It was summer 2024 and Lydia Whelan was tired. She wasn’t feeling like herself but put that down to the stresses and busy nature of modern living. When she discovered an indentation on her breast, however, she realised she needed to see a doctor.

Her doctor referred her for a biopsy, after which the then 32-year-old was diagnosed with stage 2 breast cancer.

“When I heard that, sure the waterworks started. My whole world felt like it was crashing around me. I was just like how? My partner was beside me and he was sobbing his heart out,” she said.

“I took that day to digest the news, I was very emotional. The next day when I got up out of bed, I thought ‘OK, what do I have to do today about this’?”

Whelan’s breast cancer is what’s known as HER2+, which is very aggressive, but doctors said very treatable.

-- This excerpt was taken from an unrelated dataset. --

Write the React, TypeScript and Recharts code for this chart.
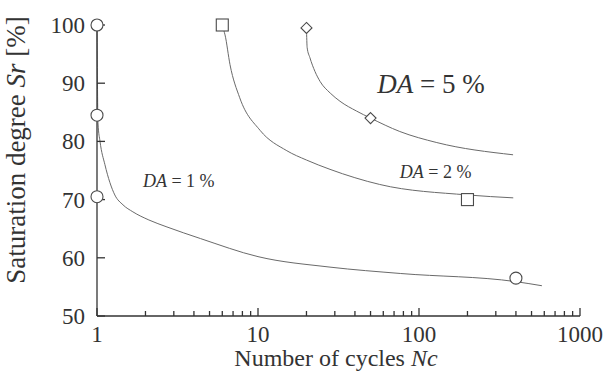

This, according to William Gallagher, professor of cancer biology at University College Dublin (UCD), is one of the biggest changes that has happened in recent years in terms of cancer treatment and research.

“HER2+ used to be very difficult to treat. About 15 per cent of breast cancers have high levels of this protein called HER2 and it’s like a switch, it turns on the cancer and makes it very aggressive,” he says.

However, in recent years, various drugs have been developed to “turn off that switch” and target the protein “in different ways and in a more sophisticated manner”.